Spostatosi a Los Angeles sotto l’ala di Altman (che lo prese come suo assistente alla regia), si era quindi fatto le ossa in serie televisive come Gunsmoke, Maverick, Bonanza, Batman e The Twlight Zone (Living Doll, del 1963, su una bambola assassina è una delle sue regie tv più famose).
L’unione tra il training documentario e quello nella produzione di genere per il piccolo schermo, hanno determinato la cifra stilistica libera e precisa di Sarafian, che amava alternare lunghi master a primi piani strettissimi (Leone gli avrebbe detto di essersi ispirato ai suoi western televisivi per i close-up estremi in Per un pugno di dollari).
Tra i suoi amori confessati c’erano il neorealismo italiano in particolare Rossellini e il De Sica di Ladri di biciclette. È quel cinema il suo riferimento, piuttosto che quello di indipendenti newyorkesi del periodo, come Morris Engel (The Little Fugitive) e Cassavetes, che peraltro Sarafian citava come la maggior influenza per Andy, uno dei suoi lavori più emblematici, realizzato per la Universal nel 1965. Girato interamente nelle strade di New York, in quattro settimane d’inverno, con un budget di 295.000 dollari, Andy è la storia di un uomo psichicamente fragile (interpretato da Norman Alden), ispirato a un avventore del bar di Chelsea in cui il regista aveva lavorato da giovane – il Pete’s Hollywood Bar.

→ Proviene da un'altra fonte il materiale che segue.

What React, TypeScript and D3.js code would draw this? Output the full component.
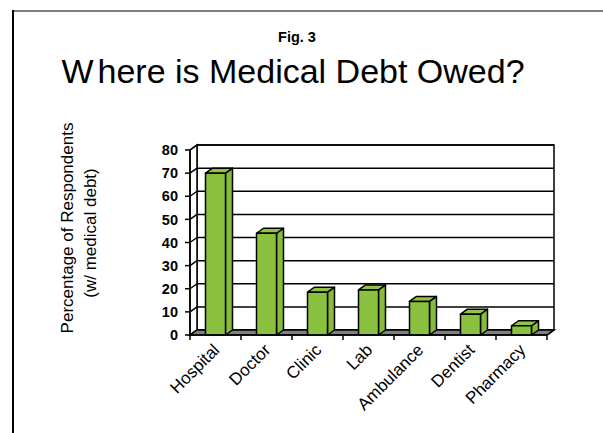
import React from "react";
import * as d3 from "d3";

const categories = ["Hospital", "Doctor", "Clinic", "Lab", "Ambulance", "Dentist", "Pharmacy"];
const values = [70, 44, 18.5, 19.5, 14.5, 9, 4];
const yTicks = [0, 10, 20, 30, 40, 50, 60, 70, 80];
const figLabel = "Fig. 3";
const titleFirst = "W";
const titleRest = "here is Medical Debt Owed?";
const yTitle1 = "Percentage of Respondents";
const yTitle2 = "(w/ medical debt)";

const W = 603;
const H = 433;
const FONT = "Arial, 'Liberation Sans', sans-serif";
const DX = 7;
const DY = -5;

export default function App() {
  const x = d3
    .scaleBand<string>()
    .domain(categories)
    .range([190, 547])
    .paddingInner(0.608)
    .paddingOuter(0.304);
  const y = d3.scaleLinear().domain([0, 80]).range([335, 150]);
  const step = x.step();
  const x0 = 190;
  const x1 = 547;
  const y0 = y(0);
  const yTop = y(80);
  const bw = x.bandwidth();

  const pts = (p: [number, number][]) => p.map((q) => q.join(",")).join(" ");

  return (
    <svg
      width={W}
      height={H}
      style={{ position: "absolute", left: 0, top: 0, background: "#fff" }}
      fontFamily={FONT}
    >
      <rect x={0} y={0} width={W} height={H} fill="#fff" />
      {/* frame */}
      <line x1={13} y1={11} x2={W} y2={11} stroke="#555" strokeWidth={1.5} />
      <line x1={13} y1={10} x2={13} y2={H} stroke="#000" strokeWidth={2} />

      {/* titles */}
      <text x={297} y={42} textAnchor="middle" fontSize={14.5} fontWeight="bold">
        {figLabel}
      </text>
      <text x={293} y={83} textAnchor="middle" fontSize={34}>
        <tspan>{titleFirst}</tspan>
        <tspan dx={4}>{titleRest}</tspan>
      </text>

      {/* y axis title */}
      <g transform="translate(73,228) rotate(-90)">
        <text x={0} y={0} textAnchor="middle" fontSize={17}>
          {yTitle1}
        </text>
      </g>
      <g transform="translate(96,233) rotate(-90)">
        <text x={0} y={0} textAnchor="middle" fontSize={17}>
          {yTitle2}
        </text>
      </g>

      {/* back wall */}
      <rect
        x={x0 + DX}
        y={yTop + DY}
        width={x1 - x0}
        height={y0 - yTop}
        fill="#fff"
        stroke="#000"
        strokeWidth={1.5}
      />
      {/* side wall */}
      <polygon
        points={pts([
          [x0, yTop],
          [x0 + DX, yTop + DY],
          [x0 + DX, y0 + DY],
          [x0, y0],
        ])}
        fill="#fff"
        stroke="#000"
        strokeWidth={1.5}
      />
      {/* gridlines */}
      {yTicks.map((t) => (
        <g key={"g" + t}>
          <line
            x1={x0 + DX}
            x2={x1 + DX}
            y1={y(t) + DY}
            y2={y(t) + DY}
            stroke="#000"
            strokeWidth={1.5}
          />
          <line x1={x0} x2={x0 + DX} y1={y(t)} y2={y(t) + DY} stroke="#000" strokeWidth={1.5} />
        </g>
      ))}
      {/* floor */}
      <polygon
        points={pts([
          [x0, y0],
          [x1, y0],
          [x1 + DX, y0 + DY],
          [x0 + DX, y0 + DY],
        ])}
        fill="#808080"
        stroke="#000"
        strokeWidth={1.5}
      />

      {/* bars */}
      {categories.map((c, i) => {
        const bx = x(c) as number;
        const yv = y(values[i]);
        return (
          <g key={c} stroke="#000" strokeWidth={1.5} strokeLinejoin="round">
            <polygon
              points={pts([
                [bx + bw, yv],
                [bx + bw + DX, yv + DY],
                [bx + bw + DX, y0 + DY],
                [bx + bw, y0],
              ])}
              fill="#86BC3B"
            />
            <polygon
              points={pts([
                [bx, yv],
                [bx + DX, yv + DY],
                [bx + bw + DX, yv + DY],
                [bx + bw, yv],
              ])}
              fill="#8FC545"
            />
            <rect x={bx} y={yv} width={bw} height={y0 - yv} fill="#8AC13F" />
          </g>
        );
      })}

      {/* front axes */}
      <line x1={x0} x2={x0} y1={yTop} y2={y0} stroke="#000" strokeWidth={1.5} />
      <line x1={x0} x2={x1} y1={y0} y2={y0} stroke="#000" strokeWidth={1.5} />
      <line x1={x1} x2={x1 + DX} y1={y0} y2={y0 + DY} stroke="#000" strokeWidth={1.5} />
      {yTicks.map((t) => (
        <g key={"t" + t}>
          <line x1={x0 - 5} x2={x0} y1={y(t)} y2={y(t)} stroke="#000" strokeWidth={1.5} />
          <text
            x={x0 - 12}
            y={y(t)}
            dy="0.36em"
            textAnchor="end"
            fontSize={14.5}
            fontWeight="bold"
          >
            {t}
          </text>
        </g>
      ))}
      {d3.range(categories.length + 1).map((i) => (
        <line
          key={"bt" + i}
          x1={x0 + i * step}
          x2={x0 + i * step}
          y1={y0}
          y2={y0 + 5}
          stroke="#000"
          strokeWidth={1.5}
        />
      ))}
      {categories.map((c) => {
        const cx = (x(c) as number) + bw / 2;
        return (
          <text
            key={"l" + c}
            transform={`translate(${cx + 5},${y0 + 16}) rotate(-45)`}
            textAnchor="end"
            fontSize={17}
          >
            {c}
          </text>
        );
      })}
    </svg>
  );
}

Dopo il dramma famigliare Run Wild Run Free (ambientato in Inghilterra) e il thriller Fragments of Fear (ambientato in Italia), arriva Vanishing Point, storia di un ex poliziotto, ex corridore d’auto e veterano del Vietnam di nome Kowalski (Newman), che scommette di consegnare una Dodge Challenger del 1970 guidandola da Denver a San Francisco nel giro di sole quindici ore. Imbottito di benzedrina, inseguito dalla polizia (in moto, macchine ed elicottero), durante il viaggio Kowalski trova il tempo di gareggiare con una Jaguar, di fare amicizia con un cacciatore di serpenti e un biker hippie, e di caricare due autostoppisti che cercano di derubarlo.

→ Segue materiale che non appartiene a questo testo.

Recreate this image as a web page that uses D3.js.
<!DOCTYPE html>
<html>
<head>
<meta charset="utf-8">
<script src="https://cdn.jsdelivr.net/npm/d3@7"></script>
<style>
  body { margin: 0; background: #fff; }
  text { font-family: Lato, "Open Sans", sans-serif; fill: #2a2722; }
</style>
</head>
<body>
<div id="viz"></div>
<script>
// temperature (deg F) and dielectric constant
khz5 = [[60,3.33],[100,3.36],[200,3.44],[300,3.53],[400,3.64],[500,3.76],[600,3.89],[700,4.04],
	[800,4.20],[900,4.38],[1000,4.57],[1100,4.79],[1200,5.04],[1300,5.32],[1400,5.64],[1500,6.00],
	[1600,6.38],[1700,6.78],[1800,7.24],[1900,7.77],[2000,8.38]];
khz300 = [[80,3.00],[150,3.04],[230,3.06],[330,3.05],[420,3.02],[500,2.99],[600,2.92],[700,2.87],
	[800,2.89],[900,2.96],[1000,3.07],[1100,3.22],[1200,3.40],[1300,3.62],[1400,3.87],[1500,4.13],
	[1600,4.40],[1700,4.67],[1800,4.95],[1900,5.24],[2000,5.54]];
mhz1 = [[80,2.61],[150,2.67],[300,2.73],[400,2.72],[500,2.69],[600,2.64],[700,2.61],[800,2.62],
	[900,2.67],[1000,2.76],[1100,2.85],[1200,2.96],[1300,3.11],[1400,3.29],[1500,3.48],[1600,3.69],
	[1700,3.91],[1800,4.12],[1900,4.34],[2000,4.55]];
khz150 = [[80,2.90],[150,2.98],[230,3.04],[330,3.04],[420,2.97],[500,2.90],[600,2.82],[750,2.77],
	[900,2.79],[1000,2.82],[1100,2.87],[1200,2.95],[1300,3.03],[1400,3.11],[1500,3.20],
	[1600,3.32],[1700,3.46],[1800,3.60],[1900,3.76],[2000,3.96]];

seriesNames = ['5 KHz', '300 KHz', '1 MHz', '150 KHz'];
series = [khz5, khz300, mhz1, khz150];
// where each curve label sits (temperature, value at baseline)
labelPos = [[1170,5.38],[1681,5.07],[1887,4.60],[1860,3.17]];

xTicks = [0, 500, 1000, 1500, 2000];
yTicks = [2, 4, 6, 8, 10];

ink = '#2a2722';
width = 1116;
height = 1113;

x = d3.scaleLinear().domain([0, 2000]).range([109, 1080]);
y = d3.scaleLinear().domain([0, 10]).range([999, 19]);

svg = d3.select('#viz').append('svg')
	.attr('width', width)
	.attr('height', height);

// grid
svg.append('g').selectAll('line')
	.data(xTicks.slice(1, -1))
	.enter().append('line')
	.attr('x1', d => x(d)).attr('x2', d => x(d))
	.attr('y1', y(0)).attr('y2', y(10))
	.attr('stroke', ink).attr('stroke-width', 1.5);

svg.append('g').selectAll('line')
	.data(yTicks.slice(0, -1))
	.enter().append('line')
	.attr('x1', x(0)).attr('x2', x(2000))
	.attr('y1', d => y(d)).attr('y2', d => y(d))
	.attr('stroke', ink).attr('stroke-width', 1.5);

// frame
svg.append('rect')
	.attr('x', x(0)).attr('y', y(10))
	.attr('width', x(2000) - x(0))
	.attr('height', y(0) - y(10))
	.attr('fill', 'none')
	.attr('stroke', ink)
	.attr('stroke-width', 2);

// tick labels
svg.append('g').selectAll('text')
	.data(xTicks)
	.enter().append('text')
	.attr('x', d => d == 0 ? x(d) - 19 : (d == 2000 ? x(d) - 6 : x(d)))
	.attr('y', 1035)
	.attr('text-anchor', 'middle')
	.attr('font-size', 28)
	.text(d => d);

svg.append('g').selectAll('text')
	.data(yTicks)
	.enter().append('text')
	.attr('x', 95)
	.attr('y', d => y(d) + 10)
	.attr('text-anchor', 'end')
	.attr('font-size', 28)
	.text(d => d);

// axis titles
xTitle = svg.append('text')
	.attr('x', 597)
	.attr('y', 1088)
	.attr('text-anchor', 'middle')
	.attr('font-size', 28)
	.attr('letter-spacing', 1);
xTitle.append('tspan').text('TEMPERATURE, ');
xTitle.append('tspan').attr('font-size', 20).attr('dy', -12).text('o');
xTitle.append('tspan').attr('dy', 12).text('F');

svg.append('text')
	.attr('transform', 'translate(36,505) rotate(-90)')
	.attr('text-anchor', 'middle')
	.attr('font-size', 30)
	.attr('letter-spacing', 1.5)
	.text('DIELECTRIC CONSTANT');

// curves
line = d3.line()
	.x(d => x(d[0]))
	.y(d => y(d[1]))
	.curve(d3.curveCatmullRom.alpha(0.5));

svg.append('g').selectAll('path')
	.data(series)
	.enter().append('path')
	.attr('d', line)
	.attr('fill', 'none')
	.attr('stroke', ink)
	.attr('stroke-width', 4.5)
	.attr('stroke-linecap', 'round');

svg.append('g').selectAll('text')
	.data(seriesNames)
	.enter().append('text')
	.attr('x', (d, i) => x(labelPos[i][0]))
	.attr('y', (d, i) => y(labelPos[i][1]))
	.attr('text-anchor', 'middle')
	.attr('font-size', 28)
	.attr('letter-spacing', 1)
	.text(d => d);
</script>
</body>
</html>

Di stato in stato, raccontata alla radio dal disc-jockey cieco del Nevada Super Soul, la sua corsa è una leggenda in divenire, ad altissima velocità, nei paesaggi metafisici del Southwest. Quando arriva al confine delle California, avvicinandosi al «vanishing point», al «punto di fuga» del suo bellissimo finale nichilista, Kowalski è ormai un eroe popolare. Uscito lo stesso anno di un altro grande classico del genere, Two lane Black Top (Strada a doppia corsia) di Monte Hellman, Vanishing Point è il film più indelebile della ricca carriera di Sarafian, adorato da Tarantino (che gli ha fatto un omaggio esplicito con Death Proof) ma i cui echi sono presenti anche in Spielberg (Duel è dello stesso anno, e si sente Vanishing Point anche in Sugarland Express), Walter Hill (The Driver e The Warriors) fino al più recente Thelma and Louise.

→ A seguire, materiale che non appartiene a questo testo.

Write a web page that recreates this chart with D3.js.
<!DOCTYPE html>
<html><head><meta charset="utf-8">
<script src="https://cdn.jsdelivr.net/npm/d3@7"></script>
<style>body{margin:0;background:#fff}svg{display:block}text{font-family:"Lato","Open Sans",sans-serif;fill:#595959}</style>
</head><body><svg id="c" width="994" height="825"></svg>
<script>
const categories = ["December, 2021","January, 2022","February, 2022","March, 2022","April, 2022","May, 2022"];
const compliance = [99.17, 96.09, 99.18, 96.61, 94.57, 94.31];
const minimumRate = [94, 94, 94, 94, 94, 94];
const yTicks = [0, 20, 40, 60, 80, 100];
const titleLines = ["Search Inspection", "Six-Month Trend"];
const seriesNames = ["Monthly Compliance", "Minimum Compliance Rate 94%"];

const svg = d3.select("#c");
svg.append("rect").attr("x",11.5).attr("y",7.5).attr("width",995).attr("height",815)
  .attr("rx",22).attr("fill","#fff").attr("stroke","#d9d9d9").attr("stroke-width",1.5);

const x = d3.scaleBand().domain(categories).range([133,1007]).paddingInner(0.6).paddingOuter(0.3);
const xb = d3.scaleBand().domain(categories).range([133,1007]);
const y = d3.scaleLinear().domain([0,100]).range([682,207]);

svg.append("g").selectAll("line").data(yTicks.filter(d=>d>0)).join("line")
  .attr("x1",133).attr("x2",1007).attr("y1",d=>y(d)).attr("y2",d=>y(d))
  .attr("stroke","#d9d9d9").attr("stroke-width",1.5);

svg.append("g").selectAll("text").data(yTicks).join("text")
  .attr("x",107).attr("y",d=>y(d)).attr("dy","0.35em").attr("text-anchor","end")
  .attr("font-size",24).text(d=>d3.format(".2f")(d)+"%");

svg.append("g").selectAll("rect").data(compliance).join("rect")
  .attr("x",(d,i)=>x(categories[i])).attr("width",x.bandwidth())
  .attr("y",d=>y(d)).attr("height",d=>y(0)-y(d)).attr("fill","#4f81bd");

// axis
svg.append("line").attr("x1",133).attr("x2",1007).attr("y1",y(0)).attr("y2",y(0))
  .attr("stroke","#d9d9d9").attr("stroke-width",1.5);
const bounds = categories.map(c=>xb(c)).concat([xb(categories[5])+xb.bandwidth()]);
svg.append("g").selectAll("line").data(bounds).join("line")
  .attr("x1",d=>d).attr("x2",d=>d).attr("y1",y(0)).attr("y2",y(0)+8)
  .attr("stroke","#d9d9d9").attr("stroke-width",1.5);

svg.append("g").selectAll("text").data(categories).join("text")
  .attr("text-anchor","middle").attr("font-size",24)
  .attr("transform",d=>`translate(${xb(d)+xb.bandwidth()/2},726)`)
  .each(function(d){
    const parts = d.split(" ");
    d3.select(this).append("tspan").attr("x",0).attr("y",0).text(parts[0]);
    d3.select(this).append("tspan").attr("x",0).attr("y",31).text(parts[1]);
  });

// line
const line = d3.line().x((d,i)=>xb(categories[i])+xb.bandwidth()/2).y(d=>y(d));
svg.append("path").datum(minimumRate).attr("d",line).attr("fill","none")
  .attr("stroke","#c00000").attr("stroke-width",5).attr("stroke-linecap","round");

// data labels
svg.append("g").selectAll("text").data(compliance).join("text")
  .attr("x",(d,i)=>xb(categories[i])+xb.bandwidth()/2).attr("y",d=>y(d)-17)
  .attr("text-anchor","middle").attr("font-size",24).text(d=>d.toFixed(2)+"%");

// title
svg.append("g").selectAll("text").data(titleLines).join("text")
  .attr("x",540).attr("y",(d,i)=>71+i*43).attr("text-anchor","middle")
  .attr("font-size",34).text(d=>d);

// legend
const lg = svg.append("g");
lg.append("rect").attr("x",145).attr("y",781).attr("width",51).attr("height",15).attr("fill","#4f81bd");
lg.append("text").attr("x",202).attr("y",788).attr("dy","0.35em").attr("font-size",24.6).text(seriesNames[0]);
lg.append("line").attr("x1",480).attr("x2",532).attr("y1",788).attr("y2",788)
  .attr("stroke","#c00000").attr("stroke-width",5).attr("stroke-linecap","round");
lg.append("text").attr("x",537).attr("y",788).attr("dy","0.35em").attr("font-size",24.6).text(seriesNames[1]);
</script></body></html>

Non contento di come era venuto il suo ultimo film, Solar Crisis(’90), Sarafian aveva preferito firmarlo con lo pseudonimo hollyowodiano di rigore, Alan Smithee. Negli ultimi anni della sua carriera, era tornato a recitare in parti da caratterista, per esempio in Bugsy di Barry Levinson, Bulworth (Il Senatore) di Warren Beatty, The Crossing Guard (Tre giorni per la verità) di Sean Penn.